One problem with the letter -- aside from the arrogance of economists who say that only "a small percentage of native-born Americans may be harmed by immigration" -- is that it says nothing about the propensity of immigrants from Latin America to draw on social services and, when they become citizens, to vote for the expansion of those services.

Yes, 500 economists can be wrong -- and are wrong -- when they fail to take into account all the costs of unfettered immigration (illegal and otherwise).

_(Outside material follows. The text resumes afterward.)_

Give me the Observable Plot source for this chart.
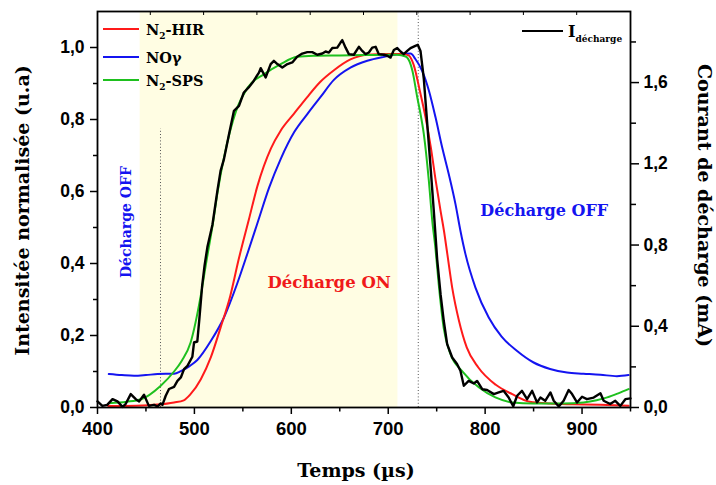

September 22, 2006 -- ANOTHER PROBLEM WITH IMMIGRATION
I've written many times about the high cost of low-skilled immigrants, but I haven't touched on this aspect of the issue (from Greg Mankiw):
Immigration and African-American Employment Opportunities: The Response of Wages, Employment, and Incarceration to Labor Supply Shocks by George J. Borjas, Jeffrey Grogger, Gordon H. Hanson
The employment rate of black men, and particularly of low-skill black men, fell precipitously from 1960 to 2000. At the same time, the incarceration rate of black men rose markedly. This paper examines the relation between immigration and these trends in black employment and incarceration. Using data drawn from the 1960-2000 U.S. Censuses, we find a strong correlation between immigration, black wages, black employment rates, and black incarceration rates. As immigrants disproportionately increased the supply of workers in a particular skill group, the wage of black workers in that group fell, the employment rate declined, and the incarceration rate rose. Our analysis suggests that a 10-percent immigrant-induced increase in the supply of a particular skill group reduced the black wage by 3.6 percent, lowered the employment rate of black men by 2.4 percentage points, and increased the incarceration rate of blacks by almost a full percentage point.

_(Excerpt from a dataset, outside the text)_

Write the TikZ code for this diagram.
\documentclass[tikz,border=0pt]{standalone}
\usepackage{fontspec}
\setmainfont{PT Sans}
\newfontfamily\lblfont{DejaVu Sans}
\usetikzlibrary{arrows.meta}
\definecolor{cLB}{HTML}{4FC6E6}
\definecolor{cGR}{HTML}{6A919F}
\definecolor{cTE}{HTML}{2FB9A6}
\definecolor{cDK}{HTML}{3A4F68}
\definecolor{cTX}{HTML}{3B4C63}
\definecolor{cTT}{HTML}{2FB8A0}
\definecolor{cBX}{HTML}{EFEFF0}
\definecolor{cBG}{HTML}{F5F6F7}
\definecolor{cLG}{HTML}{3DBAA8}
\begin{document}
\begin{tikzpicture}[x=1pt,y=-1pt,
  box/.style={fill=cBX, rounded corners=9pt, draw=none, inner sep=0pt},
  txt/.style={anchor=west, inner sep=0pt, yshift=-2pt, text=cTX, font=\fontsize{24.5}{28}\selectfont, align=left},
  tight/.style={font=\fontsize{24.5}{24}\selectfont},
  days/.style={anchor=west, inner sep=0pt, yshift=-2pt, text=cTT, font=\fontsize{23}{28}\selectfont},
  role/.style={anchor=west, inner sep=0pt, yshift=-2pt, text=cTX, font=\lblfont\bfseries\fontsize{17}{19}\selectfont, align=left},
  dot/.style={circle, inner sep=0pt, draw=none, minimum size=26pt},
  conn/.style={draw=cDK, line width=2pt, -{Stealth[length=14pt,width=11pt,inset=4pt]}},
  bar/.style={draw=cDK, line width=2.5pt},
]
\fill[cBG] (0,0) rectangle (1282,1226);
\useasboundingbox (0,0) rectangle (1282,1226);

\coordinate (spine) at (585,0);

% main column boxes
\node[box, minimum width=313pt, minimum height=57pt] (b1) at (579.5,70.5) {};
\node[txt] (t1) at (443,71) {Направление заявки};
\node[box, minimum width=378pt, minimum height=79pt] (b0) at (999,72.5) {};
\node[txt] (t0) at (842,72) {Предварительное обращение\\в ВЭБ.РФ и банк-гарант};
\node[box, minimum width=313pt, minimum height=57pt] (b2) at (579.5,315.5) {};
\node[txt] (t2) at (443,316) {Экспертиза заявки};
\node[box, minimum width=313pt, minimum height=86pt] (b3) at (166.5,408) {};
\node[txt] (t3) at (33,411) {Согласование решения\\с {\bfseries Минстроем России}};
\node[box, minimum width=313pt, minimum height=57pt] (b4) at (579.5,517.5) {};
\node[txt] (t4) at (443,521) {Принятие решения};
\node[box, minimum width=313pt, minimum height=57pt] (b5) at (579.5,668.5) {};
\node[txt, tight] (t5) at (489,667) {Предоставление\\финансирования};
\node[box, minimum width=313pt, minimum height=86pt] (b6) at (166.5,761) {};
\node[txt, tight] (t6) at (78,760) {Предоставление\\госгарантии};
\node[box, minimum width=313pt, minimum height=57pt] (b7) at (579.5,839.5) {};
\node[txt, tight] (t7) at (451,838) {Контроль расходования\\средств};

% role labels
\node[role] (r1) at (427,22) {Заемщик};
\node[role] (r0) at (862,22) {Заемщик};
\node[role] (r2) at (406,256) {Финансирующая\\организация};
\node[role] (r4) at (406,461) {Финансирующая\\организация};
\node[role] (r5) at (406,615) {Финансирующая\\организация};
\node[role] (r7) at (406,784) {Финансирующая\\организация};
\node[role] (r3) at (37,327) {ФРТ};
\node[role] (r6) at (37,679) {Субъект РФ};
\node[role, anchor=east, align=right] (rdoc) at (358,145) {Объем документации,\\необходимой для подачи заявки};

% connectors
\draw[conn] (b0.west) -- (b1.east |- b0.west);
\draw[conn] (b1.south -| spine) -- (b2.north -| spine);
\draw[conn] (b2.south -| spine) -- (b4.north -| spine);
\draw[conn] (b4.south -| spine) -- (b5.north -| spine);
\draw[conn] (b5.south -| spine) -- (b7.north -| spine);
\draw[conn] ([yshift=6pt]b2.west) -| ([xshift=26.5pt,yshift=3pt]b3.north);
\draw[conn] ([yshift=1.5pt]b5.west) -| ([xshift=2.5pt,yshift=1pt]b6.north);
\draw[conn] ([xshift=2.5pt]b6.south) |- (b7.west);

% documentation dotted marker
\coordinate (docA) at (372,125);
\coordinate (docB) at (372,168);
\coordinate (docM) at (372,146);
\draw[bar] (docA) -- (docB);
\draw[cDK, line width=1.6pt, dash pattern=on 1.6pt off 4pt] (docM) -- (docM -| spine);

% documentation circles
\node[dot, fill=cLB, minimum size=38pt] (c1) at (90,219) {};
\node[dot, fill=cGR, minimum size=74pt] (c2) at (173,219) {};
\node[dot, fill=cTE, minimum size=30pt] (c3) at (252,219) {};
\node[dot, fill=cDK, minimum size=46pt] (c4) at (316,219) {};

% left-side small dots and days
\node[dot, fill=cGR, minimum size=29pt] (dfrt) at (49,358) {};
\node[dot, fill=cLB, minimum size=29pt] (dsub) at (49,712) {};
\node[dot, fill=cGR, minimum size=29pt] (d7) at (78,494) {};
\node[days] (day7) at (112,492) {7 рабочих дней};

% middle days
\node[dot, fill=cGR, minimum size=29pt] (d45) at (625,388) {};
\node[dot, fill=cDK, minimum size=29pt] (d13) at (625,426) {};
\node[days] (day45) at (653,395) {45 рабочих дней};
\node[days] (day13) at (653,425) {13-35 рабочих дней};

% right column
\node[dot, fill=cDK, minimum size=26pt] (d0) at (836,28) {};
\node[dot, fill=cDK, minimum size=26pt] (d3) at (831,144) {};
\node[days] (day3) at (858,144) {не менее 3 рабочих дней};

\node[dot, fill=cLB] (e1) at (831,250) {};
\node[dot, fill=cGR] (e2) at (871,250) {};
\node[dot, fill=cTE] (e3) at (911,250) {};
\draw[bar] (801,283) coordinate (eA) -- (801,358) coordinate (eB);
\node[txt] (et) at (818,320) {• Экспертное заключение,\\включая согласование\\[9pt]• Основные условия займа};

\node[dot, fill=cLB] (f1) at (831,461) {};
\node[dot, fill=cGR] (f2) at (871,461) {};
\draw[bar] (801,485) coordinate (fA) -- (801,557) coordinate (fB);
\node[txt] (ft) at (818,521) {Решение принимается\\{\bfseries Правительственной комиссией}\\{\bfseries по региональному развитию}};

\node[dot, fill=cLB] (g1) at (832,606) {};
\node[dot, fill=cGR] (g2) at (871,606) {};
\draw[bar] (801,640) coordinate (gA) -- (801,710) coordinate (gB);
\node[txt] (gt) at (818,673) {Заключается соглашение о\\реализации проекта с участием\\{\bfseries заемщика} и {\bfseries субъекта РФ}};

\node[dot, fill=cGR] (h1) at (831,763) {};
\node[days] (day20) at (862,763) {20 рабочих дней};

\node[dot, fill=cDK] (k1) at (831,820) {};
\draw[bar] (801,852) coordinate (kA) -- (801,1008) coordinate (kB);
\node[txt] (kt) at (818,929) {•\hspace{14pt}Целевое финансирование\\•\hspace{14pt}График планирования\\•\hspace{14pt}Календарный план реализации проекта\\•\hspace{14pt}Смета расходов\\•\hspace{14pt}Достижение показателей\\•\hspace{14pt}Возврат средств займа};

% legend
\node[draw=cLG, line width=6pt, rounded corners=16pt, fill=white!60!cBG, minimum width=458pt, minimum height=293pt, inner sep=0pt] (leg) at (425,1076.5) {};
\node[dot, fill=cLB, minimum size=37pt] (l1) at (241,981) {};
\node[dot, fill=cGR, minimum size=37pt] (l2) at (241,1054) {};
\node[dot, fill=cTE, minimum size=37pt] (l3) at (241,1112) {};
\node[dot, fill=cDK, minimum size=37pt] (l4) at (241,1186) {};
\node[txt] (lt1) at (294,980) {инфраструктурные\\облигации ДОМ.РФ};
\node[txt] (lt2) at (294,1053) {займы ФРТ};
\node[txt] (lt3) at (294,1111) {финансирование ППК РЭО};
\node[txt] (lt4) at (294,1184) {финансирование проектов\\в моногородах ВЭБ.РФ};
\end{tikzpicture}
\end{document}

A reasonable inference is that the influx of low-skilled immigrants from Central America has pushed black Americans out of jobs and caused more of them to turn to crime. The higher incarceration rate of black males imposes a direct cost on society -- the cost of incarceration -- and indirect (but very real) costs: the breakup of more black families and the greater alienation of black males from the norms of civility.

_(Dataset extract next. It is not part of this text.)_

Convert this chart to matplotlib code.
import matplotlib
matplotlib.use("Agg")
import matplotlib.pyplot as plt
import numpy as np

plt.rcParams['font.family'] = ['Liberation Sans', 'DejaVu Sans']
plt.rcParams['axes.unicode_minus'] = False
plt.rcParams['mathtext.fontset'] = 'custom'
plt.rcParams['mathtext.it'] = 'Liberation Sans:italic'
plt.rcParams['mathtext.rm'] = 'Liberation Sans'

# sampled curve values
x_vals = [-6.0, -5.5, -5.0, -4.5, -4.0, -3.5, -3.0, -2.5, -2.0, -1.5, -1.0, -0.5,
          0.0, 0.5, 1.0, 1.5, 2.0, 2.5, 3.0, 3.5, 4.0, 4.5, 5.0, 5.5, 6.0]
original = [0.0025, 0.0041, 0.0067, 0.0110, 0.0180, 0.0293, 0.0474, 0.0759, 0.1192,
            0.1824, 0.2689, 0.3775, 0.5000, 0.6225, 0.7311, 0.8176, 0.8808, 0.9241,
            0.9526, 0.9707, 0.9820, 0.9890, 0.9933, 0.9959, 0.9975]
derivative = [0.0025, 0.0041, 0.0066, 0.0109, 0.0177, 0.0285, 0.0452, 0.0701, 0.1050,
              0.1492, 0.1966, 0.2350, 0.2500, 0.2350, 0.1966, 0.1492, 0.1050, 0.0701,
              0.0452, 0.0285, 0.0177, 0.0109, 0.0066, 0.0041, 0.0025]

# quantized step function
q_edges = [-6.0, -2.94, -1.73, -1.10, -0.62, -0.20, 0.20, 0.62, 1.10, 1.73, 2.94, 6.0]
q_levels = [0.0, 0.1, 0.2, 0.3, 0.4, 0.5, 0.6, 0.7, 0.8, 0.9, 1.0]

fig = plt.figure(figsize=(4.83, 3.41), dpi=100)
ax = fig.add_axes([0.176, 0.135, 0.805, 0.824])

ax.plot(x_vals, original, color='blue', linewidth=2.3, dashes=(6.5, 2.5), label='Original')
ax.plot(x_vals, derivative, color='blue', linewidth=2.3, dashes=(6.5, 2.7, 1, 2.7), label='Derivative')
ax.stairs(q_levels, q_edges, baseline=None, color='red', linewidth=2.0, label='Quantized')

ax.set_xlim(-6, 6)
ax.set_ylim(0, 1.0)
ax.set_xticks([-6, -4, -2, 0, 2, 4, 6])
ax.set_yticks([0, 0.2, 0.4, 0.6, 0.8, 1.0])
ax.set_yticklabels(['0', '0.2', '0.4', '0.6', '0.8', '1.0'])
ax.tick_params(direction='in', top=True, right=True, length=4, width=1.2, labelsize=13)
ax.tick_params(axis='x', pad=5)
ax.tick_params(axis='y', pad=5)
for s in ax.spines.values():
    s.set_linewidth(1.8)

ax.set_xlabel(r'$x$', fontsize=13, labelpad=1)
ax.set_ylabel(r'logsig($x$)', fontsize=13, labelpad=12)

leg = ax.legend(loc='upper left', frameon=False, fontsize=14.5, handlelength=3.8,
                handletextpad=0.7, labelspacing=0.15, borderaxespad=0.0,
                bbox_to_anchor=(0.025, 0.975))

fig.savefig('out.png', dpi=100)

Addendum: See this, by Roger Scruton at The New Criterion. Scruton, writing from a British perspective, observes that as a result of
[t]he liberal view of rights, as universal possessions which make no reference to history, community, or obedience, . . . [i]ndigenous people can claim no precedence, not even in this matter in which they have sacrificed a lifetime of income for the sake of their own future security. Immigrants are given welfare benefits as of right, and on the basis of their need, whether or not they have paid or ever will pay taxes. And since their need is invariably great—why else have they come here?—they take precedence over existing residents in the grant of housing and income support. . . .
It is not “racist” to draw attention to this kind of fact. Nor is it racist to argue that indigenous people must take precedence over newcomers, who have to earn their right of residence and cannot be allowed to appropriate the savings of their hosts.